History and Culture on a Hong Kong Stop-Over

On a two-day stop-over on her way home from New Zealand, Laura Bleakley explores the history and culture of the of one of the Far East’s most alluring and exciting destinations

Arriving in Hong Kong and being told my suitcase had not come with me was certainly not what I wanted to hear after flying all day and night from Auckland, New Zealand.

However, I was informed that my suitcase would be brought directly to my hotel room by lunch- time the next day and I actually began to see the positive side of receiving a personal delivery service and not having to carry my own case!

Luckily, we were staying on Lantau Island which is also the part of Hong Kong we had flown in to. The bus journey to the hotel took us through winding roads to our lovely Silvermine Beach Hotel. Due to renovations going on, we were upgraded, and the hotel’s rooms and facilities plus close location to the ferry port mean I would recommend this as an ideal place to stay for anyone travelling to Hong Kong who appreciates being away from the hustle and bustle of the big city.

Hong Kong is made up of four main areas; Kowloon, the New Territories, Hong Kong Island and Lantau Island. Staying on Lantau meant we had to take a ferry to reach the main cosmopolitan centre on Hong Kong Island. The journey took approximately 45 minutes on the ferry and on approaching Hong Kong Island, the main thing that struck us was the famous and expansive skyline. Huge skyscrapers and numerous buildings meant it was not difficult to see how Hong Kong is one of the most densely populated areas in the world.

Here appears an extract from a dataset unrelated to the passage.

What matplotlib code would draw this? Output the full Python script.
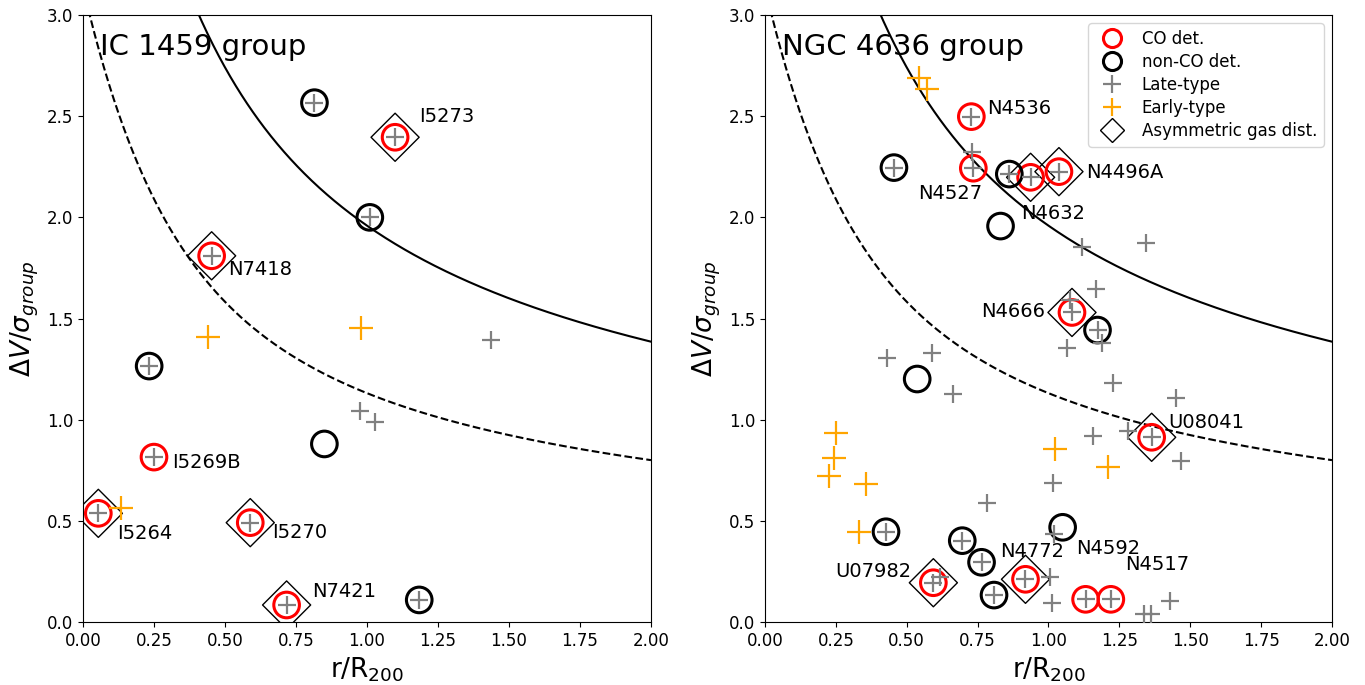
import numpy as np
import matplotlib.pyplot as plt
from matplotlib.lines import Line2D

# ---- IC 1459 group ----
ic_late_x = [0.815, 1.099, 1.01, 0.453, 1.437, 0.233, 0.975, 1.028, 0.25, 0.054, 0.589, 0.717, 1.184]
ic_late_y = [2.567, 2.396, 2.0, 1.81, 1.394, 1.265, 1.043, 0.99, 0.815, 0.537, 0.491, 0.084, 0.109]
ic_early_x = [0.439, 0.98, 0.133]
ic_early_y = [1.407, 1.452, 0.562]
ic_co_x = [1.099, 0.453, 0.25, 0.054, 0.589, 0.717]
ic_co_y = [2.396, 1.81, 0.815, 0.537, 0.491, 0.084]
ic_nonco_x = [0.815, 1.01, 0.233, 0.85, 1.184]
ic_nonco_y = [2.567, 2.0, 1.265, 0.88, 0.109]
ic_asym_x = [1.099, 0.453, 0.054, 0.589, 0.717]
ic_asym_y = [2.396, 1.81, 0.537, 0.491, 0.084]
ic_names = ['I5273', 'N7418', 'I5269B', 'I5264', 'I5270', 'N7421']
ic_name_x = [1.183, 0.511, 0.313, 0.120, 0.665, 0.806]
ic_name_y = [2.497, 1.740, 0.786, 0.435, 0.440, 0.153]

# ---- NGC 4636 group ----
ngc_late_x = [0.730, 0.728, 0.735, 0.455, 0.862, 0.937, 1.037, 1.117, 1.343, 1.168,
              1.076, 1.083, 1.173, 1.188, 1.066, 1.226, 1.45, 1.364, 1.28, 1.156,
              1.468, 1.017, 0.429, 0.588, 0.662, 0.782, 1.019, 0.427, 0.696, 0.764,
              0.594, 0.617, 0.808, 0.919, 1.005, 1.011, 1.131, 1.220, 1.43, 1.337, 1.361]
ngc_late_y = [2.325, 2.498, 2.243, 2.246, 2.214, 2.198, 2.226, 1.852, 1.875, 1.646,
              1.59, 1.53, 1.443, 1.38, 1.353, 1.183, 1.106, 0.913, 0.944, 0.919,
              0.796, 0.686, 1.307, 1.328, 1.127, 0.590, 0.436, 0.446, 0.402, 0.295,
              0.194, 0.224, 0.133, 0.211, 0.221, 0.092, 0.112, 0.112, 0.102, 0.04, 0.04]
ngc_early_x = [0.544, 0.570, 0.250, 0.243, 0.227, 0.356, 0.333, 1.023, 1.209]
ngc_early_y = [2.688, 2.633, 0.936, 0.809, 0.723, 0.682, 0.446, 0.854, 0.768]
ngc_co_x = [0.728, 0.735, 0.937, 1.037, 1.083, 1.364, 0.594, 0.919, 1.131, 1.220]
ngc_co_y = [2.498, 2.243, 2.198, 2.226, 1.53, 0.913, 0.194, 0.211, 0.112, 0.112]
ngc_nonco_x = [0.455, 0.862, 0.831, 1.173, 0.537, 1.05, 0.427, 0.696, 0.764, 0.808]
ngc_nonco_y = [2.246, 2.214, 1.957, 1.443, 1.201, 0.468, 0.446, 0.402, 0.295, 0.133]
ngc_asym_x = [0.937, 1.037, 1.083, 1.364, 0.594, 0.919]
ngc_asym_y = [2.198, 2.226, 1.53, 0.913, 0.194, 0.211]
ngc_names = ['N4536', 'N4527', 'N4632', 'N4496A', 'N4666', 'U08041', 'N4772', 'U07982', 'N4592', 'N4517']
ngc_name_x = [0.782, 0.541, 0.903, 1.132, 0.988, 1.423, 0.831, 0.517, 1.099, 1.271]
ngc_name_y = [2.539, 2.119, 2.017, 2.224, 1.534, 0.985, 0.348, 0.248, 0.361, 0.282]
ngc_name_ha = ['left', 'left', 'left', 'left', 'right', 'left', 'left', 'right', 'left', 'left']

# escape velocity curves (projected one dashed, solid = sqrt(3) times it)
A_esc = 1.28
a_core = 0.13
s = np.linspace(0.001, 2.0, 600)
v_proj = np.sqrt(A_esc * (1 - np.exp(-s / a_core)) / s)
v_full = np.sqrt(3) * v_proj

fig = plt.figure(figsize=(13.65, 6.85), dpi=100)
ax1 = fig.add_axes([0.0608, 0.092, 0.4161, 0.886])
ax2 = fig.add_axes([0.5604, 0.092, 0.4154, 0.886])


def draw_panel(ax, late, early, co, nonco, asym, names, title):
    ax.plot(s, v_full, color='black', lw=1.5)
    ax.plot(s, v_proj, color='black', lw=1.5, ls='--')
    ax.scatter(asym[0], asym[1], marker='D', s=600, facecolors='none', edgecolors='black', linewidths=1.0, zorder=3)
    ax.scatter(co[0], co[1], marker='o', s=340, facecolors='none', edgecolors='red', linewidths=2.2, zorder=4)
    ax.scatter(nonco[0], nonco[1], marker='o', s=340, facecolors='none', edgecolors='black', linewidths=2.2, zorder=4)
    ax.scatter(late[0], late[1], marker='+', s=170, color='gray', linewidths=1.6, zorder=5)
    ax.scatter(early[0], early[1], marker='+', s=290, color='orange', linewidths=1.6, zorder=5)
    for name, x, y, ha in zip(*names):
        ax.text(x, y, name, fontsize=14, ha=ha, va='center')
    ax.text(0.03, 0.948, title, transform=ax.transAxes, fontsize=21, ha='left', va='center')
    ax.set_xlim(0, 2)
    ax.set_ylim(0, 3)
    ax.set_xticks(np.arange(0, 2.01, 0.25))
    ax.set_xticklabels(['%.2f' % v for v in np.arange(0, 2.01, 0.25)])
    ax.set_yticks(np.arange(0, 3.01, 0.5))
    ax.tick_params(labelsize=12)
    ax.set_xlabel(r'r/R$_{200}$', fontsize=19)
    ax.set_ylabel(r'$\Delta V/\sigma_{group}$', fontsize=19)


draw_panel(ax1, (ic_late_x, ic_late_y), (ic_early_x, ic_early_y), (ic_co_x, ic_co_y),
           (ic_nonco_x, ic_nonco_y), (ic_asym_x, ic_asym_y),
           (ic_names, ic_name_x, ic_name_y, ['left'] * len(ic_names)), 'IC 1459 group')
draw_panel(ax2, (ngc_late_x, ngc_late_y), (ngc_early_x, ngc_early_y), (ngc_co_x, ngc_co_y),
           (ngc_nonco_x, ngc_nonco_y), (ngc_asym_x, ngc_asym_y),
           (ngc_names, ngc_name_x, ngc_name_y, ngc_name_ha), 'NGC 4636 group')

handles = [
    Line2D([], [], ls='none', marker='o', ms=13, mfc='none', mec='red', mew=2.2),
    Line2D([], [], ls='none', marker='o', ms=13, mfc='none', mec='black', mew=2.2),
    Line2D([], [], ls='none', marker='+', ms=13, color='gray', mew=1.6),
    Line2D([], [], ls='none', marker='+', ms=13, color='orange', mew=1.6),
    Line2D([], [], ls='none', marker='D', ms=12, mfc='none', mec='black', mew=1.0),
]
labels = ['CO det.', 'non-CO det.', 'Late-type', 'Early-type', 'Asymmetric gas dist.']
ax2.legend(handles, labels, loc='upper right', fontsize=12, handletextpad=0.8, labelspacing=0.3)

fig.savefig('out.png', dpi=100)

One of the first stops on our day of sightseeing brought us to The Expo Promenade (also known as Golden Bauhinia Square) outside the Hong Kong Convention and Exhibition Centre on the Wan Chai waterfront. Here we were educated on the most significant occasion in Hong Kong’s history with this area marking the return of the former British colony to the People’s Republic of China (PRC), and the establishment of the Special Administrative Region of Hong Kong (HKSAR). The people of the PRC offered the Golden Bauhinia sculpture as a gift to mark the widespread joy of the Chinese at the return of the territory to the Motherland after more than 150 years. The Reunification Monument bearing inscriptions of President Jiang Zemin’s calligraphy stands close by. An official daily flag raising ceremony takes place daily, except the first of each month, from 7:50 – 8:03 am.

Hong Kong is a mecca of designer shops and large upmarket shopping centres with few stores matching our limited backpacker budget. Venturing into the back streets allowed us to experience a very different scene with cheap markets and food stalls and an intriguing aroma of smells. There was truly a feel of east meeting west when darkness fell and we visited Hong Kong’s “SoHo”, the area “South of Hollywood Road”. In this area, there was a vast selection of eateries to choose from with diverse cuisine from all corners of the world! There was definitely something to appeal to all taste buds.

We rushed from our meal to witness the Symphony of Lights, the world’s largest permanent light and sound show which takes place at 8 pm every evening. This nightly spectacle combines interactive lights of 44 key buildings on both Hong Kong Island and Kowloon with musical effects to showcase the vibrancy and glamorous night vista of Victoria Harbour. The show comprises five major themes in a fifteen minute show and aims to take spectators on a unique journey celebrating the energy, spirit and diversity of Hong Kong. It really allows for an appreciation of the impressive skyline, particularly if you take an underground train and watch from across the water in Kowloon.

The trendy location of Lan Kwai Fong with its neon lit streets and real buzz of clubs, bars and restaurants is a must see and was the perfect way to end the night.

Kowloon’s Harbourside is home to the Avenue of Stars. It is Hong Kong’s monument to its stars of the golden screen and includes a statue of Bruce Lee as well as hand prints from Jackie Chan and other famous Asian stars. It is also here that you can see the impressive Olympic rings lit up.

Due to our base in Lantau Island, we chose to spend one day at Hong Kong Disneyland as it was located on the same island. The entry fee for an adult is HK $350 and although the resort is similar to Disneyland Paris, it was easy to get to and is definitely worth a visit.

Our weather throughout the trip saw sunny skies and pleasantly warm temperatures. After research I have discovered that travelling between September and December is the best time to enjoy the city due to low humidity and greater predictability over the weather. At other times of the year, the city hosts some of the world’s most extreme weather and can really change in a short space of time.

Hong Kong was merely a stopover for us on our return home from New Zealand and we only spent two days here; one sightseeing and the other at Disneyland. There was an abundance of things we did not get the chance to see or do and you could easily spend longer exploring what Hong Kong has to offer from its history and culture to its wide range of food and shops.